By Joe Perez
Whatever your taste in movies, it’s hard to deny that Hollywood does a brilliant job of selling comic books to the world, illuminated with dazzling computer-powered, imagination-dazzling on-screen effects. Many adults find these action packed movies to be a guilty pleasure, and we ponder whether they have a redeeming educational or morally transcendent worth beyond a day’s entertainment. Given their prominence and durability, let’s hope that they do.
The first thing I want to say about The Avengers, Josh Whedon’s latest superhero summer blockbuster, is that it at times provoked in me surprising delight. The interactions among Iron Man, Captain America, Thor, the Hulk, the Black Widow and Hawkeye were intriguing in unexpected ways. These superheroes each inhabited their own excellence, their own uniqueness, with superb effortlessness … and they frequentlly argued, fought, and learned how to get along.
Superheroes, like all heroes of myth, wear their interior self on their external nature. The spirit of their uniqueness is writ large, thanks to the power of myth. Hulk’s raw, primal, Kali-like power of creative destruction; Thor’s instinctual, impulse-driven, noble brand of heroism; Captain America’s truth-oriented, duty-driven, God-loving brave soldier warrior; Iron Man’s postmodern, quip-slinging, irony-noticing, eco-technologist playboy billionaire, for starters. And all of them coordinated by the mastermind strategist of Nick Fury, the man with the power to deliver Manhattan from a nuclear blast while operating behind a veil of mystery.
The symbols embodied by the heroes fall all along the spectrum of human developmental capacities from pre-modern magical to mythic to rational to integral as spelled out in the Integral Framework, though there’s room for debating precisely how the symbols align. Personally I didn’t find myself identifying strongly with any of the characters, so much as with the feeling of the cosmic drama itself, I think, but I most admired the cunning and chutzpah of Samuel L. Jackson’s Nick Fury. If there is Integral Consciousness on display among these characters, it couldn’t be better embodied than by Fury.
But that doesn’t stand in the way of my gushing over Chris Hemsworth’s hyper-masculine performance as Thor, god of Thunder. I find Whedon’s portrayal of the macho macho god as a being of almost child-like innocence to be an endearing expression of the ego-less, enlightened nature of the authentic power of the Unique Self. If Thor passes muster as divine, it is only because we believe that he is truly being himself — that he simply cannot be any other way — that he is not holding anything back, and that he wields power not for its own sake but only for an ideal greater than himself: the protection of the Earth and realms beyond.
Hi Joe,
Cool review of this latest blockbuster. To confess, I haven’t seen it yet myself, but just finished catching up on Thor.

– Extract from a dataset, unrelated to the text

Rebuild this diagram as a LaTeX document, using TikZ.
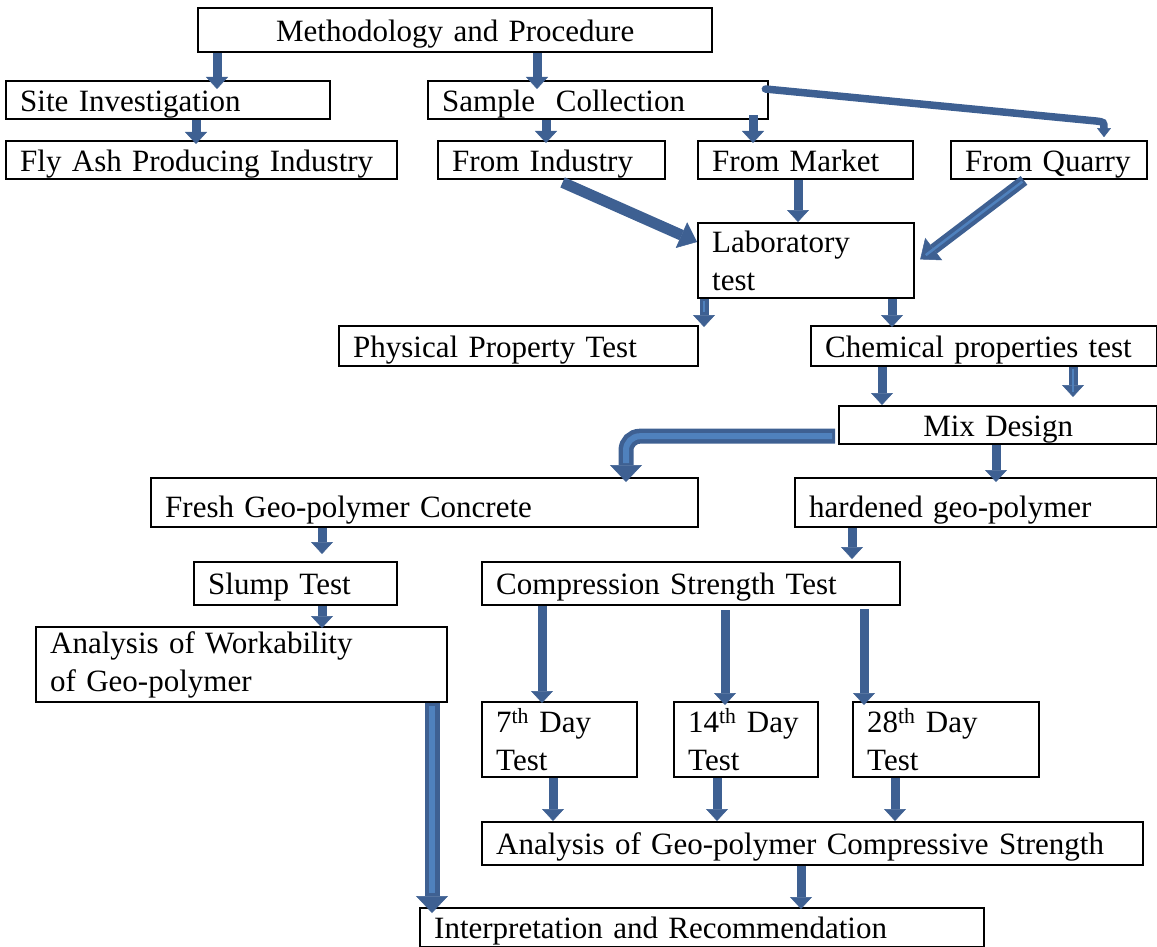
\documentclass[tikz,border=0pt]{standalone}
\usepackage{fontspec}
\setmainfont{Liberation Serif}
\usetikzlibrary{arrows.meta}
\definecolor{arrowblue}{RGB}{62,96,146}
\definecolor{lightblue}{RGB}{79,129,189}

\begin{document}
\begin{tikzpicture}[
    x = 1pt, y = -1pt,
    font = \fontsize{31}{37.5}\selectfont,
    frame/.style 2 args = {
      draw, line width = 2.4pt, anchor = north west, align = left,
      inner xsep = 14pt, inner ysep = 0pt,
      text width = #1, minimum height = #2,
    },
    box/.style 2 args = {frame = {#1}{#2}, text height = 28pt, text depth = 6pt},
    arrow/.style = {
      draw = arrowblue, line width = 9pt,
      -{Triangle[width = 22pt, length = 12pt, line width = 0.5pt]},
    },
    big arrow/.style = {
      draw = arrowblue, line width = 11pt,
      -{Triangle[width = 28pt, length = 17pt, line width = 0.5pt]},
    },
    lined/.style = {
      postaction = {draw = lightblue, line width = 2.5pt, -,
        shorten < = 2pt, shorten > = 13pt},
    },
    wide arrow/.style = {
      draw = arrowblue, line width = 15pt,
      -{Triangle[width = 32pt, length = 17pt, line width = 0.5pt]},
      postaction = {draw = lightblue, line width = 6pt, -,
        shorten < = 3pt, shorten > = 14pt},
    },
  ]
  \useasboundingbox (0,0) rectangle (1157,947);

  % boxes
  \node[box = {486pt}{44pt}, align = center] (meth) at (197,7) {Methodology and Procedure};
  \node[box = {296pt}{38pt}] (site) at (5,80) {Site Investigation};
  \node[box = {312pt}{38pt}] (sample) at (427,80) {Sample\ \ Collection};
  \node[box = {363pt}{38pt}] (fly) at (5,140) {Fly Ash Producing Industry};
  \node[box = {199pt}{38pt}] (industry) at (437,140) {From Industry};
  \node[box = {187pt}{38pt}] (market) at (697,140) {From Market};
  \node[box = {168pt}{38pt}] (quarry) at (950,140) {From Quarry};

  \node[frame = {188pt}{75pt}] (lab) at (697,222) {Laboratory\\test};
  \node[box = {331pt}{40pt}] (physical) at (338,325) {Physical Property Test};
  \node[box = {318pt}{40pt}] (chemical) at (810,325) {Chemical properties test};
  \node[box = {290pt}{38pt}, align = center] (mix) at (838,405) {Mix Design};

  \node[frame = {519pt}{49pt}, text height = 36pt, text depth = 7pt] (fresh) at (150,477) {Fresh Geo-polymer Concrete};
  \node[frame = {334pt}{49pt}, text height = 36pt, text depth = 7pt] (hardened) at (794,477) {hardened geo-polymer};
  \node[box = {175pt}{43pt}] (slump) at (193,561) {Slump Test};
  \node[box = {390pt}{43pt}] (compression) at (481,561) {Compression Strength Test};
  \node[frame = {383pt}{75pt}] (workability) at (35,626) {Analysis of Workability\\of Geo-polymer};

  \node[frame = {127pt}{75pt}] (day7) at (481,701) {7\textsuperscript{th} Day\\Test};
  \node[frame = {116pt}{75pt}] (day14) at (673,701) {14\textsuperscript{th} Day\\Test};
  \node[frame = {158pt}{75pt}] (day28) at (852,701) {28\textsuperscript{th} Day\\Test};
  \node[box = {633pt}{43pt}] (analysis) at (481,821) {Analysis of Geo-polymer Compressive Strength};
  \node[box = {536pt}{39pt}] (interp) at (419,907) {Interpretation and Recommendation};

  % arrows
  \begin{scope}[arrow]
    \draw[shorten > = -9pt] (217,0 |- meth.south) -- (217,0 |- site.north);
    \draw[shorten > = -9pt] (537,0 |- meth.south) -- (537,0 |- sample.north);
    \draw[shorten > = -4pt] (196,0 |- site.south) -- (196,0 |- fly.north);
    \draw[shorten > = -3pt] (546,0 |- sample.south) -- (546,0 |- industry.north);
    \draw[shorten < = -5pt, shorten > = -3pt] (753,0 |- sample.south) -- (753,0 |- market.north);
    \draw (798,0 |- market.south) -- (798,0 |- lab.north);

    \draw[lined, shorten > = -2pt] (704,0 |- lab.south) -- (704,0 |- physical.north);
    \draw[shorten > = -2pt] (892,0 |- lab.south) -- (892,0 |- chemical.north);
    \draw (882,0 |- chemical.south) -- (882,0 |- mix.north);
    \draw[lined, shorten > = 8pt] (1073,0 |- chemical.south) -- (1073,0 |- mix.north);
    \draw[shorten > = -5pt] (996,0 |- mix.south) -- (996,0 |- hardened.north);

    \draw[shorten > = 7pt] (322,0 |- fresh.south) -- (322,0 |- slump.north);
    \draw[shorten > = 2pt] (852,0 |- hardened.south) -- (852,0 |- compression.north);
    \draw[shorten > = -2pt] (322,0 |- slump.south) -- (322,0 |- workability.north);
    \draw[shorten > = -2pt] (542,0 |- compression.south) -- (542,0 |- day7.north);
    \draw[shorten < = 4pt, shorten > = -4pt] (725,0 |- compression.south) -- (725,0 |- day14.north);
    \draw[shorten < = 3pt, shorten > = -4pt] (864,0 |- compression.south) -- (864,0 |- day28.north);

    \draw (553,0 |- day7.south) -- (553,0 |- analysis.north);
    \draw (717,0 |- day14.south) -- (717,0 |- analysis.north);
    \draw (895,0 |- day28.south) -- (895,0 |- analysis.north);
    \draw[shorten > = -2pt] (801,0 |- analysis.south) -- (801,0 |- interp.north);
  \end{scope}

  \draw[big arrow, shorten < = 5pt] (558,0 |- industry.south) -- (lab.west |- 0,242);
  \draw[big arrow, lined, shorten > = 6pt] (1024,0 |- quarry.south) -- (lab.east |- 0,263);

  \draw[draw = arrowblue, line width = 7.5pt, line cap = round, shorten > = 3pt,
    -{Triangle[width = 14pt, length = 9pt, round, line width = 0.5pt]}]
    ([xshift = -4pt, yshift = -9pt]sample.north east) -- (1096,121)
    .. controls (1104,122) .. (1104,0 |- quarry.north);

  \draw[wide arrow, rounded corners = 14pt, shorten > = -5pt]
    ([xshift = -3pt, yshift = -11pt]mix.west) -| (626,0 |- fresh.north);
  \draw[wide arrow, shorten > = -6pt] (432,0 |- workability.south) -- (432,0 |- interp.north);
\end{tikzpicture}
\end{document}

I’d like to hear more about your interpretation of the Avengers tying in with Integral Theory’s developmental spectrum, if you don’t mind sharing them with us?
In the meanwhile, maybe I’ll go see this one myself! It’s been a while since I’ve caught a good movie.
-Jer
Hi Jeremy,
I tried to go light on the Integral Theory tie in, so as not to make the post seem to be primarily about developmental levels and how we assess them.
To give an obvious example, in the movie Captain America is seen as consistently respectful of national authority, mentions God, and generally acts to uphold the public order and welfare of ordinary citizens. His goodness is based on honor and when he fights he does so for God and country and a higher moral purpose. These are values that developmentally arise at the stage Susanne Cook-Greuter describes as the Diplomat stage of ego-development (or amber altitude in AQAL).
In contrast, Dr. Banner becomes The Hulk when he is angry. The Hulk is the primordial, raw power of destruction … one that Banner’s rational mind is unable to control. It is a regression from a rational (Cook-Greuter’s Achiever or higher / AQAL’s orange altitude) to pre-rational emotional intelligence.
Iron Man is a clean energy titan and a master reader of contexts and ironies that everyone misses, and he is quick to deconstruct the egoic pretenses and subterfuges of the other characters with put-downs. Clear postmodern / green tendenies….
A fascinating Integral perspective on viewing the film is: watch how all these characters get along, and where their tension points are, how they resolve those difficulties, and to what extent to they need the assistance of others (such as Nick Fury) to come together and stay on course?
Worth the $10 or $15 bucks (for 3-D)!